Allianz Real Estate grew its Asia Pacific portfolio by 83 percent last year, as the property investment arm of the European insurance giant ramped up its assets under management in the region to €5.5 billion ($6.1 billion).
“Our success in 2019 reinforces our conviction about the long-term growth potential of the Asia Pacific region,” Rushabh Desai, CEO for Asia Pacific at Allianz Real Estate said in a statement announcing the milestone.
The rapid growth in the region came as the real estate investment specialist’s global assets reached a record €73.6 billion in the same period – up 16 percent from 2018, according to an announcement by Allianz.
Marking a Pivotal Year with Mega-deals
2019 was a pivotal year for the insurer’s real estate team in Asia Pacific, according to Desai, who opened Allianz’ APAC base in Singapore in 2016.
The former General Electric executive highlighted organisational build-out and the team’s developing ability to originate and manage direct transactions as defining factors.
In 2017 Allianz made one of its early APAC picks, investing $100 million as a limited partner in ESR’s Japan Logistics Fund II, and during the same year it joined Keppel Land China and Alpha Investment Partners in their $525 million acquisition of Soho Hongkou in Shanghai.
More recently the company has been forming its own joint ventures or originating deals independently, including marking its entry into the Japanese market last October with the $1.1 billion purchase of a portfolio of multifamily assets from Blackstone.
The acquisition of 82 apartment buildings across major cities in Asia’s second largest economy was Allianz’ first direct multifamily acquisition in Asia.
Acquiring Joint Stakes in High Value Assets
Four months prior to the Japan deal, Allianz backed one of the largest Singapore acquisitions of 2019, partnering with Gaw Capital Partners to acquire the DUO Tower and DUO Galleria.
The insurer took a 60 percent stake in the S$1.5 billion purchase of the office building and mall, with the Hong Kong private equity firm taking the remaining 40 percent on behalf of an unnamed sovereign wealth fund.

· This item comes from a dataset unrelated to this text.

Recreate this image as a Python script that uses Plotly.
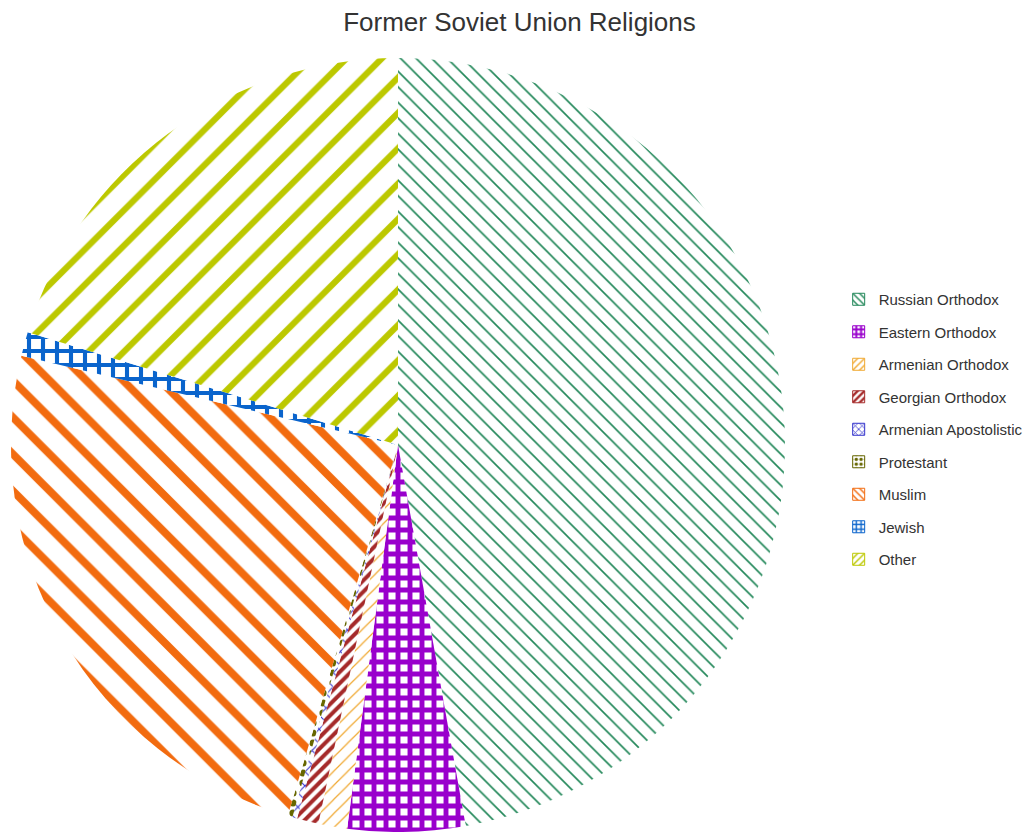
import plotly.graph_objects as go

labels = ["Russian Orthodox", "Eastern Orthodox", "Armenian Orthodox", "Georgian Orthodox",
          "Armenian Apostolistic", "Protestant", "Muslim", "Jewish", "Other"]
values = [47.2, 4.9, 1.2, 0.9, 0.2, 0.2, 24.1, 1.0, 20.3]
colors = ["#23885a", "#9900cc", "#f0a830", "#a52a2a", "#3333cc", "#666600", "#f26b0f", "#0a64cc", "#bcc800"]
shapes = ["\\", "+", "/", "/", "x", ".", "\\", "+", "/"]
sizes = [11, 12, 10, 8, 10, 10, 26, 14, 25]
solidity = [0.15, 0.65, 0.12, 0.5, 0.2, 0.4, 0.3, 0.5, 0.25]

fig = go.Figure()
fig.add_trace(go.Pie(
    labels=labels, values=values, sort=False, direction="clockwise", rotation=0,
    textinfo="none", hoverinfo="label+value", showlegend=False,
    marker=dict(colors=colors, line=dict(width=0),
                pattern=dict(shape=shapes, fgcolor=colors, bgcolor="white",
                             size=sizes, solidity=solidity, fillmode="replace")),
    domain=dict(x=[0, 780/1023], y=[0, 1]),
))

# legend entries (one per slice) with patterned square symbols
for lab, col, shp, sol in zip(labels, colors, shapes, solidity):
    fig.add_trace(go.Bar(
        x=[None], y=[None], name=lab, legendgroup=lab, showlegend=True,
        marker=dict(color=col, line=dict(color=col, width=1),
                    pattern=dict(shape=shp, fgcolor=col, bgcolor="white",
                                 size=6, solidity=max(sol, 0.3), fillmode="replace")),
        hoverinfo="skip",
    ))

fig.update_layout(
    width=1023, height=824, autosize=False,
    margin=dict(l=0, r=0, t=50, b=0),
    paper_bgcolor="white", plot_bgcolor="white",
    xaxis=dict(visible=False), yaxis=dict(visible=False),
    font=dict(family="Liberation Sans, Arial, sans-serif", color="#333333"),
    title=dict(text="Former Soviet Union Religions", x=0.5, xanchor="center",
               y=1 - 14/824, yanchor="middle", font=dict(size=26, color="#333333")),
    legend=dict(x=0.812, xanchor="left", y=0.52, yanchor="middle",
                font=dict(size=15, color="#333333"), tracegroupgap=10,
                traceorder="grouped"),
)

fig.write_html("out.html")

In another joint acquisition in 2019, Allianz teamed up with funds managed by Alpha Investment Partners in October to purchase a commercial complex in Beijing from Warburg Pincus-backed developer D&J China for €1 billion. The joint venture took an 85 percent stake in the Ronsin Technology Center, with Allianz taking a 62 percent share in the JV.
Creating Depth Across Asset Classes
In addition to beefing up its office, retail and residential portfolios, the insurer stepped up its Asia Pacific logistics exposure during 2019.
In May, Alianz injected $600 million into China- and Japan-focused funds managed by warehouse developer and fund manager GLP, with the company at that time identifying warehouse projects as an important element of its investment thesis for the region.
In a statement announcing the company’s property investment growth this month, CEO and CIO Francois Trausch highlighted Allianz’ increased penetration across asset classes as being key to its growing real estate portfolio.
“Diversification remains fundamental to our success, and this has been evidenced by our growth in Asia, the strength of our US and European debt business and our logistics portfolio, which increased 36 percent to €7.5bn in AUM,” said Trausch.
Adding Experience to the Leadership Team
To support its growth going forwards, Allianz made a pair of leadership hires at the end of last year, with the first coming on the 2 December when former Keppel Capital executive Danny Phuan joined as Asia Pacific Head of Acquisitions.
Later that month the firm hired Patrick Kuo as a senior director in its China investment department. Kuo, who joined from Apollo Global Management, heads up the company’s Shanghai office to push Allianz’ expansion into China.
“Going forward, we are well poised to navigate through the different market cycles to secure attractive, long-term, risk-adjusted returns for our investors, both internal and external,” said Desai.